I'm almost up-to-date on the blog—great way to avoid working on the book.
The Ford wasn't available this evening for B to drive his three grandkids home to the other side of the island. I lent him my Prius. When he came to drop off the key when he got back, I talked a little bit about how I was good and ready for the kids to move. I had made several comments to the young women in the past weeks.
When they were preparing their dinner, I said. "Today is the 6th month anniversary of her stay here. I think it is time to leave." She asked if I wanted them to leave tomorrow, sit could be done. I said I didn't mind if they did.
Yvette brought home the young woman home six months ago, saying she had no place else to live. Now, I made it clear tonight that I wanted them out as soon as possible. If this were a long term arrangement, I would be willing to work on smoothing out all the discomforts for them and me, but it's not. I don't want to invest that much energy in this relationship under the current conditions. This is not long-term. They are willing to go whenever. She said, "We can leave tomorrow if you like." I said, "I wouldn't mind." She also asked me if there were things that triggered these strong feelings. Yes. But no, I do not wish to share them. That's the whole point: it's not a long term relationship; I don't want to work on it. I may be kidding myself, but I also think it's time for them to move on; it's not good for them to rely on my largess.

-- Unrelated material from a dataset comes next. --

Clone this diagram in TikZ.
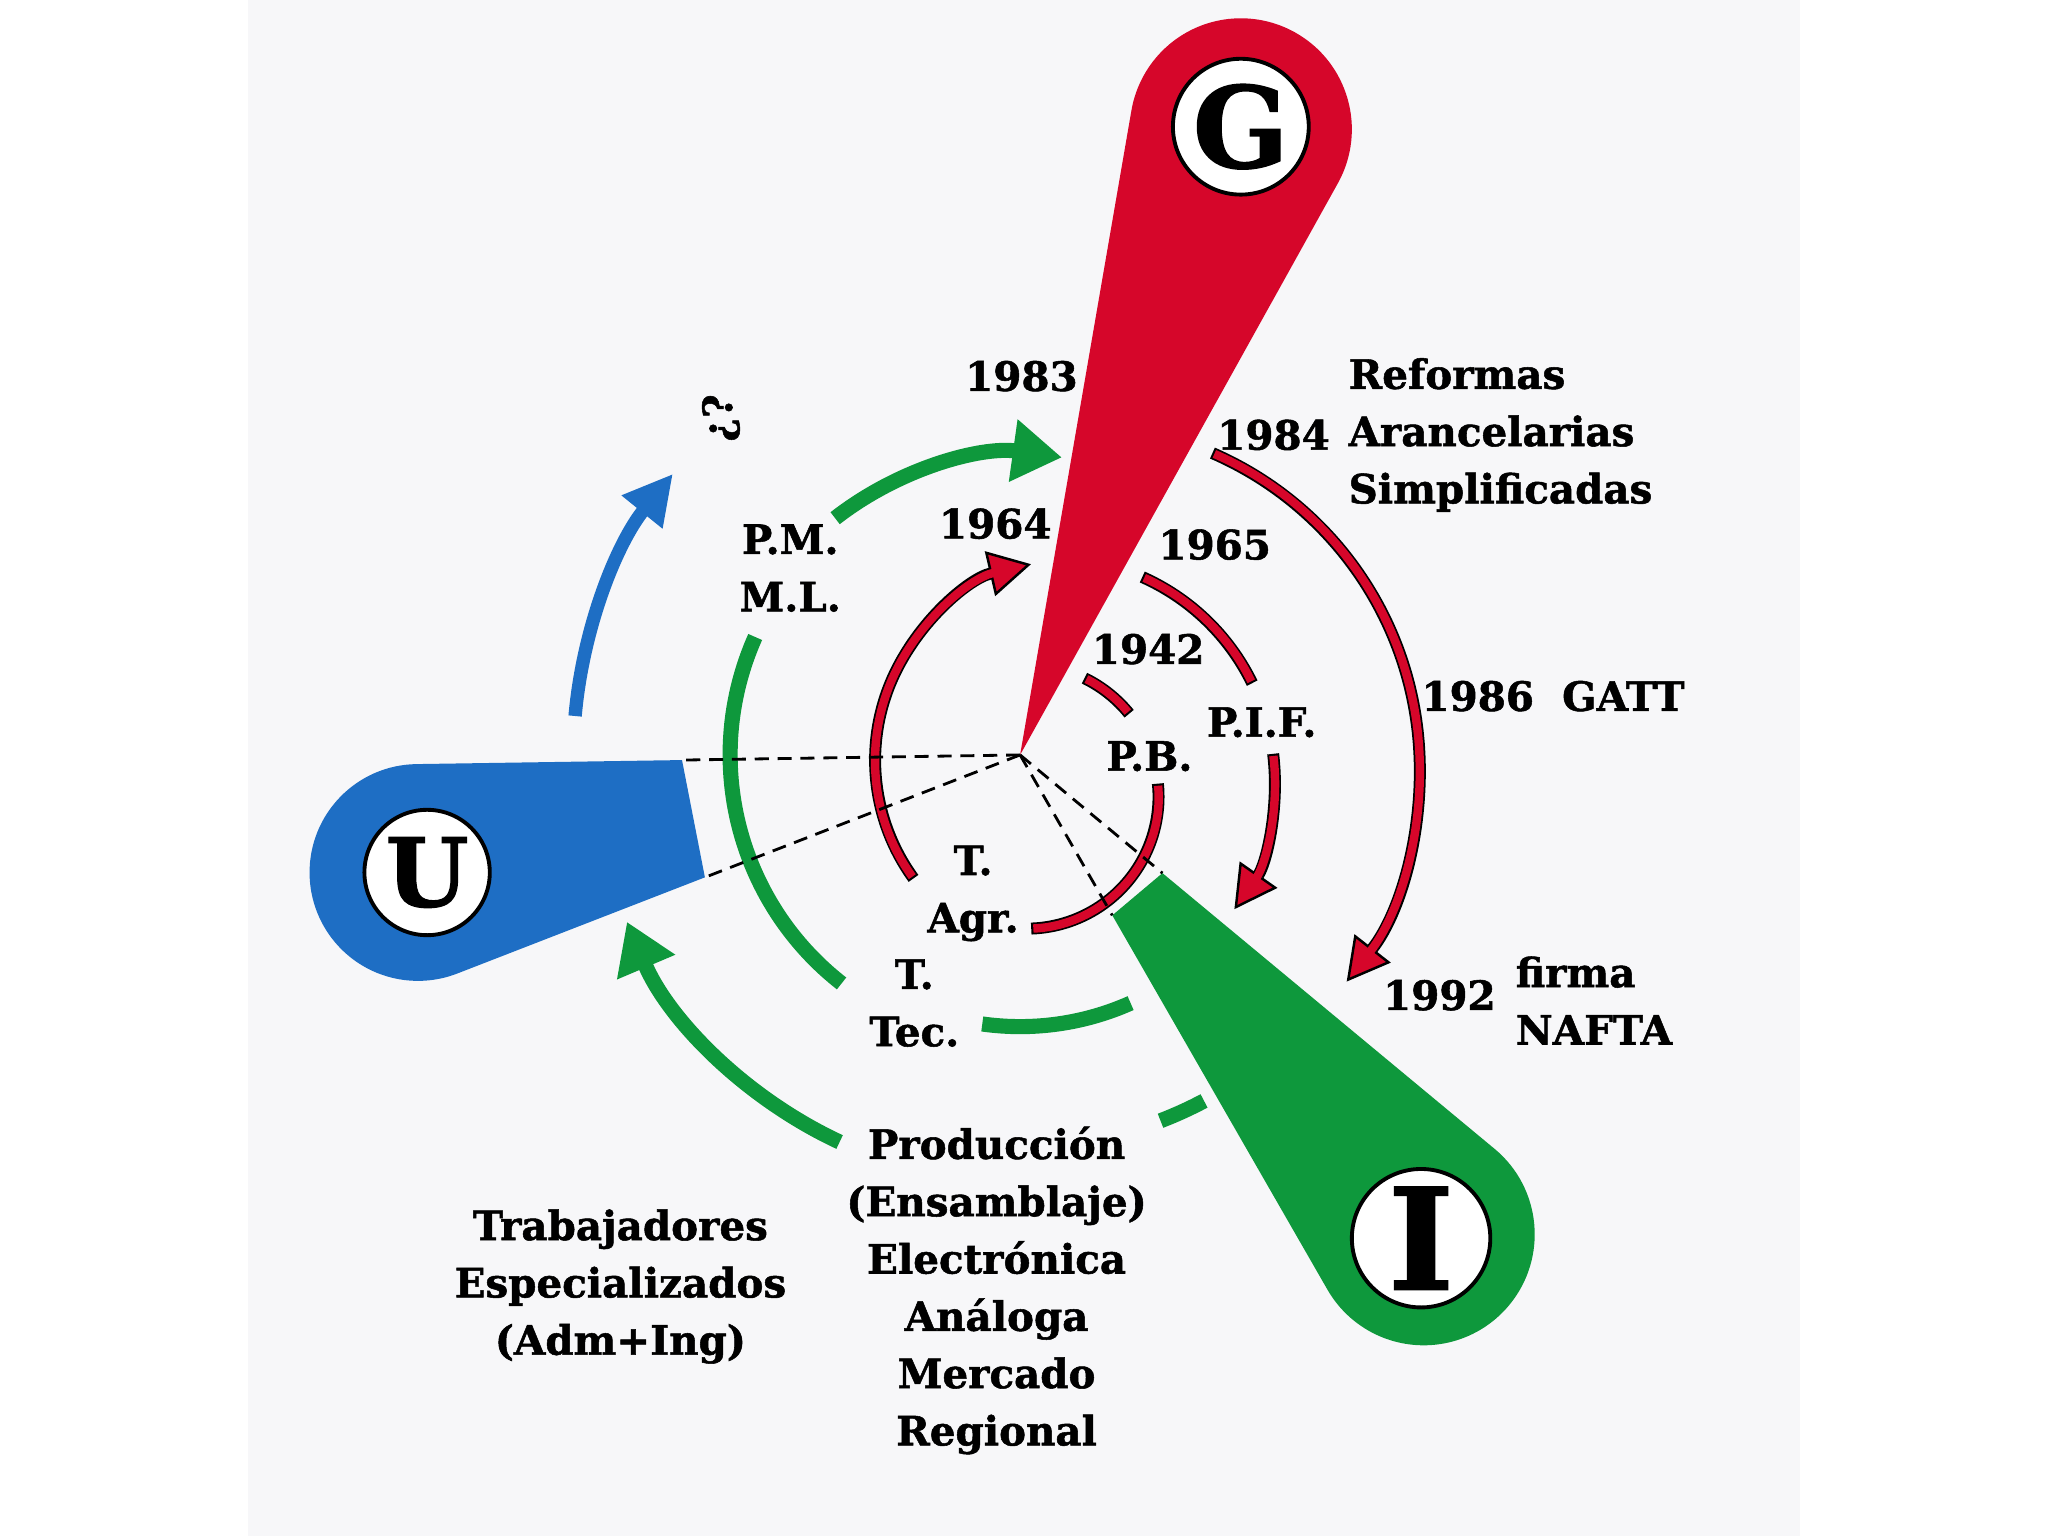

I made it clear that it would be under different circumstances if they move back in the future. We would have to agree upon an arrangement that involved mutual benefit, and I would speak up sooner about my expectations. But it is not long term.
My Mike is very proud of how I handled it. I was calm, clear, and kind. At least I hope I was. When Mike was flat out in the ICU, and I got pissed at how some nurse treated him, he asked for the notebook and wrote," Gentle." God, I loved that man. He was the best. He worked on being his best.
I watched the last shows in the third season of the Marvelous Mrs. Maisel. It's good.